--- Start ---

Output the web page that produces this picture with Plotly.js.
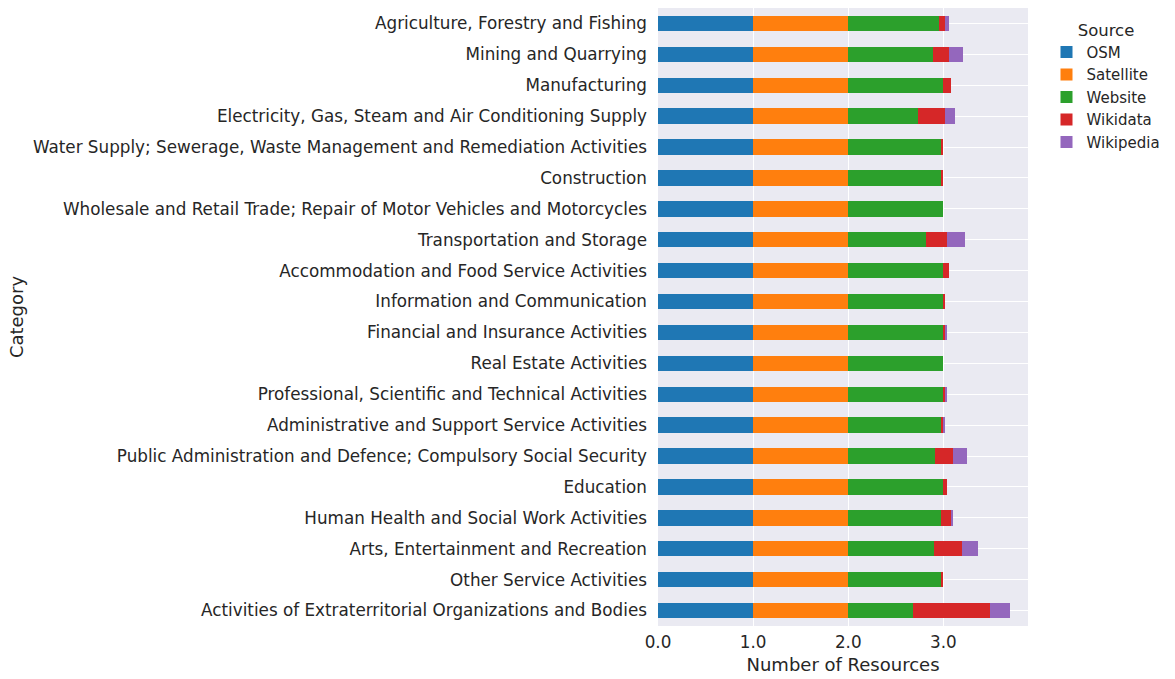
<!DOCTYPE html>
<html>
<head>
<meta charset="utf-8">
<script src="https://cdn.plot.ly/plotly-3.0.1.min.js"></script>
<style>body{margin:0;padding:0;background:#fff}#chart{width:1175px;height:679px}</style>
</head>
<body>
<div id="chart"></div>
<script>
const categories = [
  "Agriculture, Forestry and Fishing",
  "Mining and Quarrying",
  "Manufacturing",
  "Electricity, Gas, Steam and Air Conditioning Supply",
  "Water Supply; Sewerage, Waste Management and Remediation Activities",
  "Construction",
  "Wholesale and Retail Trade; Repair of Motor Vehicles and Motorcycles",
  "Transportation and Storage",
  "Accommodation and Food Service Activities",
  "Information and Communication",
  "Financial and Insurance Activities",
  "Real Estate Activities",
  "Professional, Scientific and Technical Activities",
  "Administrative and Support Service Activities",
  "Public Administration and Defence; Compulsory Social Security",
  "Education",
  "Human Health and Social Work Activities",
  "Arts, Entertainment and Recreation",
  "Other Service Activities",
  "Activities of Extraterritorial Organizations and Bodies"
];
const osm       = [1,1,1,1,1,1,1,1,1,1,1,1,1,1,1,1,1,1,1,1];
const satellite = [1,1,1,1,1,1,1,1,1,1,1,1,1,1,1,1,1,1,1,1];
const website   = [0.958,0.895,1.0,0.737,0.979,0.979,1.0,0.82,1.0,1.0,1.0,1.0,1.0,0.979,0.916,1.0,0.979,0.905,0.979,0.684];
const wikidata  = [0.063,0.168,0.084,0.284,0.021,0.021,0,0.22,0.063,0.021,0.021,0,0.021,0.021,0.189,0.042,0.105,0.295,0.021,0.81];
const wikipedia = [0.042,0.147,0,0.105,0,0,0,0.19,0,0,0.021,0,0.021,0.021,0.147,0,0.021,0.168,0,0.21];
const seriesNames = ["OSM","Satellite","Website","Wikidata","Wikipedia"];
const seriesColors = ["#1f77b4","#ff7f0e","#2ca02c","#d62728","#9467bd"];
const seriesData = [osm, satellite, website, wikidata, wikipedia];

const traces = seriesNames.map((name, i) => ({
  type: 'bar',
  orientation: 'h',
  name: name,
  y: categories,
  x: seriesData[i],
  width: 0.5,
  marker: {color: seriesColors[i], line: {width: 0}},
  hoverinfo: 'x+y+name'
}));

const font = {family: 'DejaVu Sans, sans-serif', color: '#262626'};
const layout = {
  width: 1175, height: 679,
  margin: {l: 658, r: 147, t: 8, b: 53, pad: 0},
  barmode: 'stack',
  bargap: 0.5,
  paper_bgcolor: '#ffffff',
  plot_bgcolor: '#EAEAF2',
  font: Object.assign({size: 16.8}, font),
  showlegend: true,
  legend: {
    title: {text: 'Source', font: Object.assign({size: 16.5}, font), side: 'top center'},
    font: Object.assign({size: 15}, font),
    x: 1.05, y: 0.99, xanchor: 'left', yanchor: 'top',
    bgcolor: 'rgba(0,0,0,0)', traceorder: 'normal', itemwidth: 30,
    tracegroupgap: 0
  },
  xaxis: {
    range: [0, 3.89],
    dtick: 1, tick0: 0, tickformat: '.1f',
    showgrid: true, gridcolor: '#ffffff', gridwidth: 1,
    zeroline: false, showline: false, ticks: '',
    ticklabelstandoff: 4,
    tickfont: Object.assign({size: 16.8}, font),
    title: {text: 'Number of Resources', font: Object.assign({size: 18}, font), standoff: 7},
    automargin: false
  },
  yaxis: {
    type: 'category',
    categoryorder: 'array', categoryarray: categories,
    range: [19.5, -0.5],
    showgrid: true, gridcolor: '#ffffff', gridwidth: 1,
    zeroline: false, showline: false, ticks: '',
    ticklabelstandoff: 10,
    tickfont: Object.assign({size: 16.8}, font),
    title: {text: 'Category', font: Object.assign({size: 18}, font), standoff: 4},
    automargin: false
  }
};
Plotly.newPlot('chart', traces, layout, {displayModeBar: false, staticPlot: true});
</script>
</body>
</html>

--- End ---

Task to complete
Do not copy the pictures, but repeat every line exactly.

Correct result
Output the web page that produces this picture with Plotly.js.
<!DOCTYPE html>
<html>
<head>
<meta charset="utf-8">
<script src="https://cdn.plot.ly/plotly-3.0.1.min.js"></script>
<style>body{margin:0;padding:0;background:#fff}#chart{width:1175px;height:679px}</style>
</head>
<body>
<div id="chart"></div>
<script>
const categories = [
  "Agriculture, Forestry and Fishing",
  "Mining and Quarrying",
  "Manufacturing",
  "Electricity, Gas, Steam and Air Conditioning Supply",
  "Water Supply; Sewerage, Waste Management and Remediation Activities",
  "Construction",
  "Wholesale and Retail Trade; Repair of Motor Vehicles and Motorcycles",
  "Transportation and Storage",
  "Accommodation and Food Service Activities",
  "Information and Communication",
  "Financial and Insurance Activities",
  "Real Estate Activities",
  "Professional, Scientific and Technical Activities",
  "Administrative and Support Service Activities",
  "Public Administration and Defence; Compulsory Social Security",
  "Education",
  "Human Health and Social Work Activities",
  "Arts, Entertainment and Recreation",
  "Other Service Activities",
  "Activities of Extraterritorial Organizations and Bodies"
];
const osm       = [1,1,1,1,1,1,1,1,1,1,1,1,1,1,1,1,1,1,1,1];
const satellite = [1,1,1,1,1,1,1,1,1,1,1,1,1,1,1,1,1,1,1,1];
const website   = [0.958,0.895,1.0,0.737,0.979,0.979,1.0,0.82,1.0,1.0,1.0,1.0,1.0,0.979,0.916,1.0,0.979,0.905,0.979,0.684];
const wikidata  = [0.063,0.168,0.084,0.284,0.021,0.021,0,0.22,0.063,0.021,0.021,0,0.021,0.021,0.189,0.042,0.105,0.295,0.021,0.81];
const wikipedia = [0.042,0.147,0,0.105,0,0,0,0.19,0,0,0.021,0,0.021,0.021,0.147,0,0.021,0.168,0,0.21];
const seriesNames = ["OSM","Satellite","Website","Wikidata","Wikipedia"];
const seriesColors = ["#1f77b4","#ff7f0e","#2ca02c","#d62728","#9467bd"];
const seriesData = [osm, satellite, website, wikidata, wikipedia];

const traces = seriesNames.map((name, i) => ({
  type: 'bar',
  orientation: 'h',
  name: name,
  y: categories,
  x: seriesData[i],
  width: 0.5,
  marker: {color: seriesColors[i], line: {width: 0}},
  hoverinfo: 'x+y+name'
}));

const font = {family: 'DejaVu Sans, sans-serif', color: '#262626'};
const layout = {
  width: 1175, height: 679,
  margin: {l: 658, r: 147, t: 8, b: 53, pad: 0},
  barmode: 'stack',
  bargap: 0.5,
  paper_bgcolor: '#ffffff',
  plot_bgcolor: '#EAEAF2',
  font: Object.assign({size: 16.8}, font),
  showlegend: true,
  legend: {
    title: {text: 'Source', font: Object.assign({size: 16.5}, font), side: 'top center'},
    font: Object.assign({size: 15}, font),
    x: 1.05, y: 0.99, xanchor: 'left', yanchor: 'top',
    bgcolor: 'rgba(0,0,0,0)', traceorder: 'normal', itemwidth: 30,
    tracegroupgap: 0
  },
  xaxis: {
    range: [0, 3.89],
    dtick: 1, tick0: 0, tickformat: '.1f',
    showgrid: true, gridcolor: '#ffffff', gridwidth: 1,
    zeroline: false, showline: false, ticks: '',
    ticklabelstandoff: 4,
    tickfont: Object.assign({size: 16.8}, font),
    title: {text: 'Number of Resources', font: Object.assign({size: 18}, font), standoff: 7},
    automargin: false
  },
  yaxis: {
    type: 'category',
    categoryorder: 'array', categoryarray: categories,
    range: [19.5, -0.5],
    showgrid: true, gridcolor: '#ffffff', gridwidth: 1,
    zeroline: false, showline: false, ticks: '',
    ticklabelstandoff: 10,
    tickfont: Object.assign({size: 16.8}, font),
    title: {text: 'Category', font: Object.assign({size: 18}, font), standoff: 4},
    automargin: false
  }
};
Plotly.newPlot('chart', traces, layout, {displayModeBar: false, staticPlot: true});
</script>
</body>
</html>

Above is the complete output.